Since V_pot varies between 0 and 5V, I varies between 0 and 5 amp. 
So, the resistor should be rated for 25W (=1 ohm * (5A)^2 ) otherwise it will burn (assuming your supply and mosfet will not burn before it).
I suggest to put a 500k resistor between the pot and the 5V supply, in order to make V_pot vary between 0 and 2.5V. In this way, the maximal power dissipated by the resistor will be about 5W. 

Now, regarding the schematic you posted, it is not a constant current source for an usual load, but a constant current source for testing a battery, that is, the battery under test IS the power supply. That means that it should work up to 5V if the battery is able to feed 5A. 
In this way, you can measure the maximal current the battery is able to deliver (or more precisely, if it fit its compliance), by simply measuring the voltage at R1 (recall that the voltage is equal to the current because R1 = 1Ohm).

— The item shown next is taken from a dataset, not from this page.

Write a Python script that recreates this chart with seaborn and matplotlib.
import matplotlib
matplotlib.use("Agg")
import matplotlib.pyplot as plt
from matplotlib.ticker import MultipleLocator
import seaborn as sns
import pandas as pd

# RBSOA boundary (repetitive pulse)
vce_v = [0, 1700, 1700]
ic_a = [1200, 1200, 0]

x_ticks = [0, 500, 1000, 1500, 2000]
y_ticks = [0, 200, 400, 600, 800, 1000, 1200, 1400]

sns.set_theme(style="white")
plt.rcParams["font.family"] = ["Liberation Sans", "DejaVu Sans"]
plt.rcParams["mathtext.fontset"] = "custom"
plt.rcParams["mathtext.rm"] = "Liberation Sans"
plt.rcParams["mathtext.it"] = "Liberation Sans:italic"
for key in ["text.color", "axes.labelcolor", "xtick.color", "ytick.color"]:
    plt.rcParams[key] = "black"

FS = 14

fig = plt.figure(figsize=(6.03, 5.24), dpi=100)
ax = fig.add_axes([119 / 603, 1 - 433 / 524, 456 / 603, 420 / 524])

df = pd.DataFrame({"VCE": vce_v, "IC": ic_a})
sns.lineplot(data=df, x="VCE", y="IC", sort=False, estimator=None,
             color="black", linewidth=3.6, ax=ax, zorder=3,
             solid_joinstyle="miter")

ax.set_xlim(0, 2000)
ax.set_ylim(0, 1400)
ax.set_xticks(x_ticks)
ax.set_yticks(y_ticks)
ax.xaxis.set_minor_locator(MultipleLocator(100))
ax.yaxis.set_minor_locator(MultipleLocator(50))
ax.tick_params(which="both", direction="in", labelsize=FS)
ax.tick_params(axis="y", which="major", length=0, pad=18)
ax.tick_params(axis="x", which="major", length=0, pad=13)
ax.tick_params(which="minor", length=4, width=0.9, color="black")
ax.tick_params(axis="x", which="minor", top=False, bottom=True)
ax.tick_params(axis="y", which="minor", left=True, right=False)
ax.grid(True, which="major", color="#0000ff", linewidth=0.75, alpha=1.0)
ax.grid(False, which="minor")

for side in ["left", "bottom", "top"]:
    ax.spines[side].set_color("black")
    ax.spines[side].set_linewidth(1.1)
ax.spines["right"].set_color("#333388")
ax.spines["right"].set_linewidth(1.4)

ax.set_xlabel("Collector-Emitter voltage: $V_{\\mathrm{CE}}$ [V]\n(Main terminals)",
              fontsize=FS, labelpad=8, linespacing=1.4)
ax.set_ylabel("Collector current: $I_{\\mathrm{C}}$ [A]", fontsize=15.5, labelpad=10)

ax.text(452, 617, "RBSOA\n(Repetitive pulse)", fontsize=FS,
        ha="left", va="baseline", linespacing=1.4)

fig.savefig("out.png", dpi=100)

Normally, there is no reason the circuit do not work, except that you may have wired the oamp wrongly, or a perverse connection etc. Nevertheless, to religiously protect the oamp, I suggest to put a 1k resistor between the out of the oamp and the gate of the mosfet. This will also prevent possible destructive oscillations and everything should work fine.